[Plotting code records]
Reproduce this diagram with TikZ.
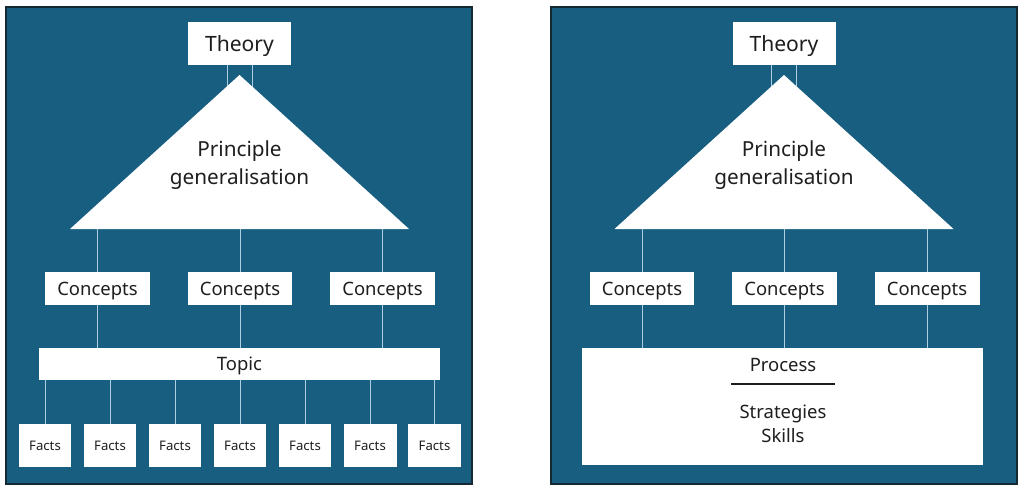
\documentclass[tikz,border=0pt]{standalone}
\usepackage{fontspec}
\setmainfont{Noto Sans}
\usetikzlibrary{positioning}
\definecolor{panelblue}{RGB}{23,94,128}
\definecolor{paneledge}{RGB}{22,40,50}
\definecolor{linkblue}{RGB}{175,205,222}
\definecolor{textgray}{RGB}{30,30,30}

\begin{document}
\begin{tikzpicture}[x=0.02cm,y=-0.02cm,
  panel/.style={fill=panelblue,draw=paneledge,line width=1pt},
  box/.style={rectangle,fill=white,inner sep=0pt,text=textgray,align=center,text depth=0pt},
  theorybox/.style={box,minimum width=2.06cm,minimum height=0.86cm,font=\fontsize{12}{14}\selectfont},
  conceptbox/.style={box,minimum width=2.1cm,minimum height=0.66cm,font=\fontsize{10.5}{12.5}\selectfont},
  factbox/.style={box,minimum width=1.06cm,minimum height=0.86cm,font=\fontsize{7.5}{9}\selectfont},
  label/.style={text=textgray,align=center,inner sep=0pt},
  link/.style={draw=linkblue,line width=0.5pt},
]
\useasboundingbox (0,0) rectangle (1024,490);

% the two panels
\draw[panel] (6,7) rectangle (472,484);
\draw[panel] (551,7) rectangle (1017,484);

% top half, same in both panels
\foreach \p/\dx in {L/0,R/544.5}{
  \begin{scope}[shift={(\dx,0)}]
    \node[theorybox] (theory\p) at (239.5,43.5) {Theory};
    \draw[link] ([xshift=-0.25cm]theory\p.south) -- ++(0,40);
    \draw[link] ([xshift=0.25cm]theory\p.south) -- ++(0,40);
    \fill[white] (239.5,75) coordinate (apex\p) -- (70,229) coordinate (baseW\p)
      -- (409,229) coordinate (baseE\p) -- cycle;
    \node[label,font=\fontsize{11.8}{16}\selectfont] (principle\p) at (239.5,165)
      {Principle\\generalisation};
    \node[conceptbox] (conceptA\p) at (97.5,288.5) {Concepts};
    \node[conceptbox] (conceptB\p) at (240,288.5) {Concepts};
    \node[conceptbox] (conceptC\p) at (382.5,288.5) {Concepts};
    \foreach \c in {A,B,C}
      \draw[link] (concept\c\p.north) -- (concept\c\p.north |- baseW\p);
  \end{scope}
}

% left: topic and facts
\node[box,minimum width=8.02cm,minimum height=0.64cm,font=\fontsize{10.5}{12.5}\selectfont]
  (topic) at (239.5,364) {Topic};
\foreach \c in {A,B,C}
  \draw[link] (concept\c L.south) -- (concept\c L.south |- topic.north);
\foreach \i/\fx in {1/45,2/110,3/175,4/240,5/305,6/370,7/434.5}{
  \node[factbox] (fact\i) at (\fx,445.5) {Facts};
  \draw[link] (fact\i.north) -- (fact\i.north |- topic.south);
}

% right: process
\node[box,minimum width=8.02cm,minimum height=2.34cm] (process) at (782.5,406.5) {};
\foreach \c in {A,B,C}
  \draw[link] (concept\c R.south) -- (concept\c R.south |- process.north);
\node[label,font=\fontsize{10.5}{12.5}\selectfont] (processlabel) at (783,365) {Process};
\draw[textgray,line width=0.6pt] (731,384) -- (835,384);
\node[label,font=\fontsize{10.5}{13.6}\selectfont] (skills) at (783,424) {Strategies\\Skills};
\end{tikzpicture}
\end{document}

---

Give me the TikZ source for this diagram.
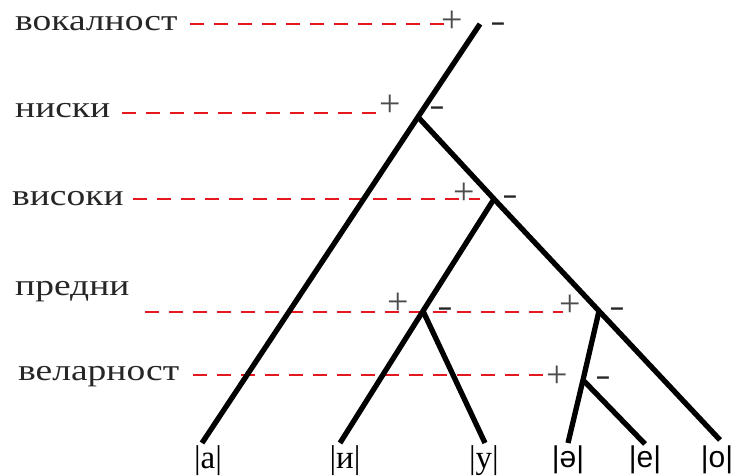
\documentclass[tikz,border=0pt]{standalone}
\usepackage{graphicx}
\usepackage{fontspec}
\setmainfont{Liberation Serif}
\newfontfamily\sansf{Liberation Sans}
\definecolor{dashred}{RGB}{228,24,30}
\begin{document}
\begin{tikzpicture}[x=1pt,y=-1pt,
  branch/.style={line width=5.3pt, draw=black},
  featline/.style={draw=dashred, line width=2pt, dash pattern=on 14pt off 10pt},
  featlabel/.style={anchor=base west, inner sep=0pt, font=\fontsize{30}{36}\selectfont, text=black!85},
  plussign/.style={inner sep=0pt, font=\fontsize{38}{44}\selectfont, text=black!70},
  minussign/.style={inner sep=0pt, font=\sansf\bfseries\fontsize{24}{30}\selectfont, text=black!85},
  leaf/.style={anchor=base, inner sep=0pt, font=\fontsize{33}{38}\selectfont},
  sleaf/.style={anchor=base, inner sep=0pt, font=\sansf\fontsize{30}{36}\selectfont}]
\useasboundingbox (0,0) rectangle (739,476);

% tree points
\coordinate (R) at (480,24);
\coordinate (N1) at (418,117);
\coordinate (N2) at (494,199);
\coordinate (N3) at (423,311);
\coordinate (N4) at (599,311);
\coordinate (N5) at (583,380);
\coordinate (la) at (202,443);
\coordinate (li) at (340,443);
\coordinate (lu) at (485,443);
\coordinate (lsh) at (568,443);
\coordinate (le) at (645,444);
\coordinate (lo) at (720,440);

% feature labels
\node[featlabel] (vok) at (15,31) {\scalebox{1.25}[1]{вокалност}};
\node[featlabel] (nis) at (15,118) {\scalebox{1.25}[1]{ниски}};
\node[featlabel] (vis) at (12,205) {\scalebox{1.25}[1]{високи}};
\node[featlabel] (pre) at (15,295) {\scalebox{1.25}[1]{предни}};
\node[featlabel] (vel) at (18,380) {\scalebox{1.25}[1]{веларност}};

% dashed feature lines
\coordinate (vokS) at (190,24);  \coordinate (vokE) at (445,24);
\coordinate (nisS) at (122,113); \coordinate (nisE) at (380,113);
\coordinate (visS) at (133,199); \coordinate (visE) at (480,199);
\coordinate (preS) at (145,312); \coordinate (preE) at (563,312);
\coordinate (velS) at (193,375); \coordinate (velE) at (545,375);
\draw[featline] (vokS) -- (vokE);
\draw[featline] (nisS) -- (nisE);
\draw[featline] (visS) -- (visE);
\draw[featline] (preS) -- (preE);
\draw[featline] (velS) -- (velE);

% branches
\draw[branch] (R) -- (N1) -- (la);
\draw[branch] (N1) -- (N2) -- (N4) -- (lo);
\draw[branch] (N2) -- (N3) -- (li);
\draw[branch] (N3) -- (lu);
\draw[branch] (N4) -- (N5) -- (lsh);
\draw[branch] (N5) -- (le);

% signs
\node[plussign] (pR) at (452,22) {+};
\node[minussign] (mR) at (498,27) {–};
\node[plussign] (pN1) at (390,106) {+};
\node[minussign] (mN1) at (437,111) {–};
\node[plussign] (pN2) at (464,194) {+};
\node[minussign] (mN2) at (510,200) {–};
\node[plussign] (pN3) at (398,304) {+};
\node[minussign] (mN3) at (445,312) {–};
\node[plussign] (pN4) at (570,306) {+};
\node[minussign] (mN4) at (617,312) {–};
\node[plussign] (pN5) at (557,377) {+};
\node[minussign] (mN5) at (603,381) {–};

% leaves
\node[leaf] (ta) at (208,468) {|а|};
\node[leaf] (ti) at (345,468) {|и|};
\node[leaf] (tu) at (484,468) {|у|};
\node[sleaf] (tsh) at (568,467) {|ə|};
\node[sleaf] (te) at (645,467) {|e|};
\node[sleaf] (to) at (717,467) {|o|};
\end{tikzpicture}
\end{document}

- **WHAT THE TASK REQUIRES**: Only lines with the word "this" are wanted, so copy each one from the records.

- **SOLUTION**:
Reproduce this diagram with TikZ.
Give me the TikZ source for this diagram.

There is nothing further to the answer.